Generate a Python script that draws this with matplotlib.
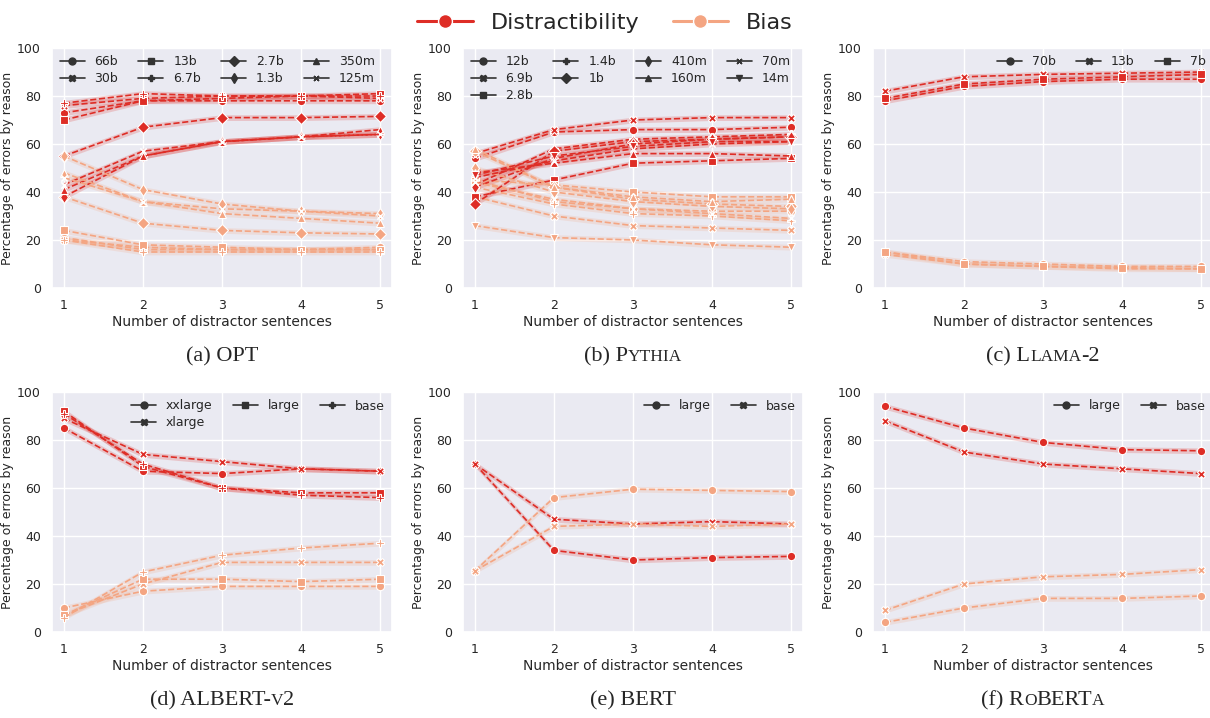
import matplotlib
matplotlib.use("Agg")
import matplotlib.pyplot as plt
import seaborn as sns
import numpy as np
from matplotlib.lines import Line2D
from matplotlib.offsetbox import TextArea, HPacker, AnchoredOffsetbox

sns.set_theme(style="darkgrid")
plt.rcParams['font.family'] = ['DejaVu Sans']

x = [1, 2, 3, 4, 5]
RED = "#de2d26"
SALMON = "#f4a582"
markers = ['o', 'X', 's', 'P', 'D', 'd', '^', (4, 2, 45), 'v']

opt_models = ["66b", "30b", "13b", "6.7b", "2.7b", "1.3b", "350m", "125m"]
opt_dist = [[73, 78, 78, 78, 78], [76, 79, 80, 80, 79], [70, 78, 79, 80, 81], [77, 81, 80, 80, 80],
            [55, 67, 71, 71, 71.5], [38, 55, 61, 63, 64], [41, 55, 61, 63, 66], [43, 57, 61, 63, 64]]
opt_bias = [[21, 16, 16, 16, 17], [20, 17, 16, 16, 16], [24, 18, 17, 16, 16], [20, 15, 15, 15, 15],
            [38, 27, 24, 23, 22.5], [55, 41, 35, 32, 31], [48, 36, 31, 29, 27], [46, 36, 33, 32, 30]]

py_models = ["12b", "6.9b", "2.8b", "1.4b", "1b", "410m", "160m", "70m", "14m"]
py_dist = [[54, 65, 66, 66, 67], [56, 66, 70, 71, 71], [38, 45, 52, 53, 54], [43, 58, 62, 63, 64],
           [35, 57, 61, 62, 63], [42, 54, 60, 62, 63], [48, 52, 56, 56, 55], [46, 53, 58, 60, 61],
           [47, 55, 59, 61, 61]]
py_bias = [[45, 36, 33, 32, 32], [38, 30, 26, 25, 24], [45, 43, 40, 38, 38], [42, 35, 31, 30, 28],
           [57, 42, 37, 35, 34], [50, 40, 36, 34, 33], [58, 42, 38, 36, 37], [44, 37, 33, 31, 29],
           [26, 21, 20, 18, 17]]

ll_models = ["70b", "13b", "7b"]
ll_dist = [[78, 84, 86, 87, 87], [82, 88, 89, 89.5, 90], [79, 85, 87, 88, 89]]
ll_bias = [[15, 11, 10, 9, 9], [14, 10, 9, 8, 8], [15, 10, 9, 8.5, 8]]

al_models = ["xxlarge", "xlarge", "large", "base"]
al_dist = [[85, 67, 66, 68, 67], [89, 74, 71, 68, 67], [92, 69, 60, 58, 58], [91, 70, 60, 57, 56]]
al_bias = [[10, 17, 19, 19, 19], [7, 20, 29, 29, 29], [7, 22, 22, 21, 22], [6, 25, 32, 35, 37]]

be_models = ["large", "base"]
be_dist = [[70, 34, 30, 31, 31.5], [70, 47, 45, 46, 45]]
be_bias = [[25.5, 56, 59.5, 59, 58.5], [25.5, 44, 45, 44, 45]]

ro_models = ["large", "base"]
ro_dist = [[94, 85, 79, 76, 75.5], [88, 75, 70, 68, 66]]
ro_bias = [[4, 10, 14, 14, 15], [9, 20, 23, 24, 26]]

panels = [
    (opt_models, opt_dist, opt_bias, 4, [("(a) OPT", 16)]),
    (py_models, py_dist, py_bias, 4, [("(b) P", 16), ("YTHIA", 12.5)]),
    (ll_models, ll_dist, ll_bias, 3, [("(c) L", 16), ("LAMA", 12.5), ("-2", 16)]),
    (al_models, al_dist, al_bias, 3, [("(d) ALBERT-", 16), ("V", 12.5), ("2", 16)]),
    (be_models, be_dist, be_bias, 2, [("(e) BERT", 16)]),
    (ro_models, ro_dist, ro_bias, 2, [("(f) R", 16), ("O", 12.5), ("BERT", 16), ("A", 12.5)]),
]

fig = plt.figure(figsize=(12.1, 7.18), dpi=100)
W, H = 1210, 718
lefts = [52, 463, 873]
aw = 340
tops = [48, 392]
ah = 240

for i, (models, dist, bias, ncol, cap) in enumerate(panels):
    r, c = divmod(i, 3)
    ax = fig.add_axes([lefts[c] / W, 1 - (tops[r] + ah) / H, aw / W, ah / H])
    for j, m in enumerate(models):
        for data, col in ((dist, RED), (bias, SALMON)):
            y = np.array(data[j], dtype=float)
            ax.fill_between(x, y - 1.2, y + 1.2, color=col, alpha=0.2, lw=0)
            ax.plot(x, y, ls='--', color=col, marker=markers[j], ms=6,
                    mec='white', mew=0.8, lw=1.2)
    ax.set_ylim(0, 100)
    ax.set_xlim(0.85, 5.15)
    ax.set_xticks(x)
    ax.set_yticks([0, 20, 40, 60, 80, 100])
    ax.tick_params(labelsize=9, pad=2)
    ax.set_xlabel("Number of distractor sentences", fontsize=10, labelpad=2)
    ax.set_ylabel("Percentage of errors by reason", fontsize=9, labelpad=2)
    handles = [Line2D([0], [0], color='#333333', marker=markers[j], ms=5, lw=1.2) for j in range(len(models))]
    ax.legend(handles, models, ncol=ncol, loc='upper right' if ncol < 4 else 'upper left',
              frameon=False, fontsize=9, handlelength=2, columnspacing=1.6,
              borderaxespad=0.2, labelspacing=0.3)
    boxes = [TextArea(t, textprops=dict(family='Liberation Serif', size=s)) for t, s in cap]
    pack = HPacker(children=boxes, align='baseline', pad=0, sep=0)
    ab = AnchoredOffsetbox(loc='upper center', child=pack, frameon=False,
                           bbox_to_anchor=(0.5, -0.245), bbox_transform=ax.transAxes, pad=0, borderpad=0)
    ax.add_artist(ab)

lh = [Line2D([0], [0], color=RED, marker='o', ms=10, lw=2.2, mec='white'),
      Line2D([0], [0], color=SALMON, marker='o', ms=10, lw=2.2, mec='white')]
fig.legend(lh, ["Distractibility", "Bias"], loc='upper center', bbox_to_anchor=(0.5, 1.01),
           ncol=2, frameon=False, fontsize=16, handlelength=2.5, columnspacing=1.5)

fig.savefig("out.png", dpi=100)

□ □ □

Repeat the data in full and exactly. Omit pictures.

◆ **Task solution**:
Generate a Python script that draws this with matplotlib.
import matplotlib
matplotlib.use("Agg")
import matplotlib.pyplot as plt
import seaborn as sns
import numpy as np
from matplotlib.lines import Line2D
from matplotlib.offsetbox import TextArea, HPacker, AnchoredOffsetbox

sns.set_theme(style="darkgrid")
plt.rcParams['font.family'] = ['DejaVu Sans']

x = [1, 2, 3, 4, 5]
RED = "#de2d26"
SALMON = "#f4a582"
markers = ['o', 'X', 's', 'P', 'D', 'd', '^', (4, 2, 45), 'v']

opt_models = ["66b", "30b", "13b", "6.7b", "2.7b", "1.3b", "350m", "125m"]
opt_dist = [[73, 78, 78, 78, 78], [76, 79, 80, 80, 79], [70, 78, 79, 80, 81], [77, 81, 80, 80, 80],
            [55, 67, 71, 71, 71.5], [38, 55, 61, 63, 64], [41, 55, 61, 63, 66], [43, 57, 61, 63, 64]]
opt_bias = [[21, 16, 16, 16, 17], [20, 17, 16, 16, 16], [24, 18, 17, 16, 16], [20, 15, 15, 15, 15],
            [38, 27, 24, 23, 22.5], [55, 41, 35, 32, 31], [48, 36, 31, 29, 27], [46, 36, 33, 32, 30]]

py_models = ["12b", "6.9b", "2.8b", "1.4b", "1b", "410m", "160m", "70m", "14m"]
py_dist = [[54, 65, 66, 66, 67], [56, 66, 70, 71, 71], [38, 45, 52, 53, 54], [43, 58, 62, 63, 64],
           [35, 57, 61, 62, 63], [42, 54, 60, 62, 63], [48, 52, 56, 56, 55], [46, 53, 58, 60, 61],
           [47, 55, 59, 61, 61]]
py_bias = [[45, 36, 33, 32, 32], [38, 30, 26, 25, 24], [45, 43, 40, 38, 38], [42, 35, 31, 30, 28],
           [57, 42, 37, 35, 34], [50, 40, 36, 34, 33], [58, 42, 38, 36, 37], [44, 37, 33, 31, 29],
           [26, 21, 20, 18, 17]]

ll_models = ["70b", "13b", "7b"]
ll_dist = [[78, 84, 86, 87, 87], [82, 88, 89, 89.5, 90], [79, 85, 87, 88, 89]]
ll_bias = [[15, 11, 10, 9, 9], [14, 10, 9, 8, 8], [15, 10, 9, 8.5, 8]]

al_models = ["xxlarge", "xlarge", "large", "base"]
al_dist = [[85, 67, 66, 68, 67], [89, 74, 71, 68, 67], [92, 69, 60, 58, 58], [91, 70, 60, 57, 56]]
al_bias = [[10, 17, 19, 19, 19], [7, 20, 29, 29, 29], [7, 22, 22, 21, 22], [6, 25, 32, 35, 37]]

be_models = ["large", "base"]
be_dist = [[70, 34, 30, 31, 31.5], [70, 47, 45, 46, 45]]
be_bias = [[25.5, 56, 59.5, 59, 58.5], [25.5, 44, 45, 44, 45]]

ro_models = ["large", "base"]
ro_dist = [[94, 85, 79, 76, 75.5], [88, 75, 70, 68, 66]]
ro_bias = [[4, 10, 14, 14, 15], [9, 20, 23, 24, 26]]

panels = [
    (opt_models, opt_dist, opt_bias, 4, [("(a) OPT", 16)]),
    (py_models, py_dist, py_bias, 4, [("(b) P", 16), ("YTHIA", 12.5)]),
    (ll_models, ll_dist, ll_bias, 3, [("(c) L", 16), ("LAMA", 12.5), ("-2", 16)]),
    (al_models, al_dist, al_bias, 3, [("(d) ALBERT-", 16), ("V", 12.5), ("2", 16)]),
    (be_models, be_dist, be_bias, 2, [("(e) BERT", 16)]),
    (ro_models, ro_dist, ro_bias, 2, [("(f) R", 16), ("O", 12.5), ("BERT", 16), ("A", 12.5)]),
]

fig = plt.figure(figsize=(12.1, 7.18), dpi=100)
W, H = 1210, 718
lefts = [52, 463, 873]
aw = 340
tops = [48, 392]
ah = 240

for i, (models, dist, bias, ncol, cap) in enumerate(panels):
    r, c = divmod(i, 3)
    ax = fig.add_axes([lefts[c] / W, 1 - (tops[r] + ah) / H, aw / W, ah / H])
    for j, m in enumerate(models):
        for data, col in ((dist, RED), (bias, SALMON)):
            y = np.array(data[j], dtype=float)
            ax.fill_between(x, y - 1.2, y + 1.2, color=col, alpha=0.2, lw=0)
            ax.plot(x, y, ls='--', color=col, marker=markers[j], ms=6,
                    mec='white', mew=0.8, lw=1.2)
    ax.set_ylim(0, 100)
    ax.set_xlim(0.85, 5.15)
    ax.set_xticks(x)
    ax.set_yticks([0, 20, 40, 60, 80, 100])
    ax.tick_params(labelsize=9, pad=2)
    ax.set_xlabel("Number of distractor sentences", fontsize=10, labelpad=2)
    ax.set_ylabel("Percentage of errors by reason", fontsize=9, labelpad=2)
    handles = [Line2D([0], [0], color='#333333', marker=markers[j], ms=5, lw=1.2) for j in range(len(models))]
    ax.legend(handles, models, ncol=ncol, loc='upper right' if ncol < 4 else 'upper left',
              frameon=False, fontsize=9, handlelength=2, columnspacing=1.6,
              borderaxespad=0.2, labelspacing=0.3)
    boxes = [TextArea(t, textprops=dict(family='Liberation Serif', size=s)) for t, s in cap]
    pack = HPacker(children=boxes, align='baseline', pad=0, sep=0)
    ab = AnchoredOffsetbox(loc='upper center', child=pack, frameon=False,
                           bbox_to_anchor=(0.5, -0.245), bbox_transform=ax.transAxes, pad=0, borderpad=0)
    ax.add_artist(ab)

lh = [Line2D([0], [0], color=RED, marker='o', ms=10, lw=2.2, mec='white'),
      Line2D([0], [0], color=SALMON, marker='o', ms=10, lw=2.2, mec='white')]
fig.legend(lh, ["Distractibility", "Bias"], loc='upper center', bbox_to_anchor=(0.5, 1.01),
           ncol=2, frameon=False, fontsize=16, handlelength=2.5, columnspacing=1.5)

fig.savefig("out.png", dpi=100)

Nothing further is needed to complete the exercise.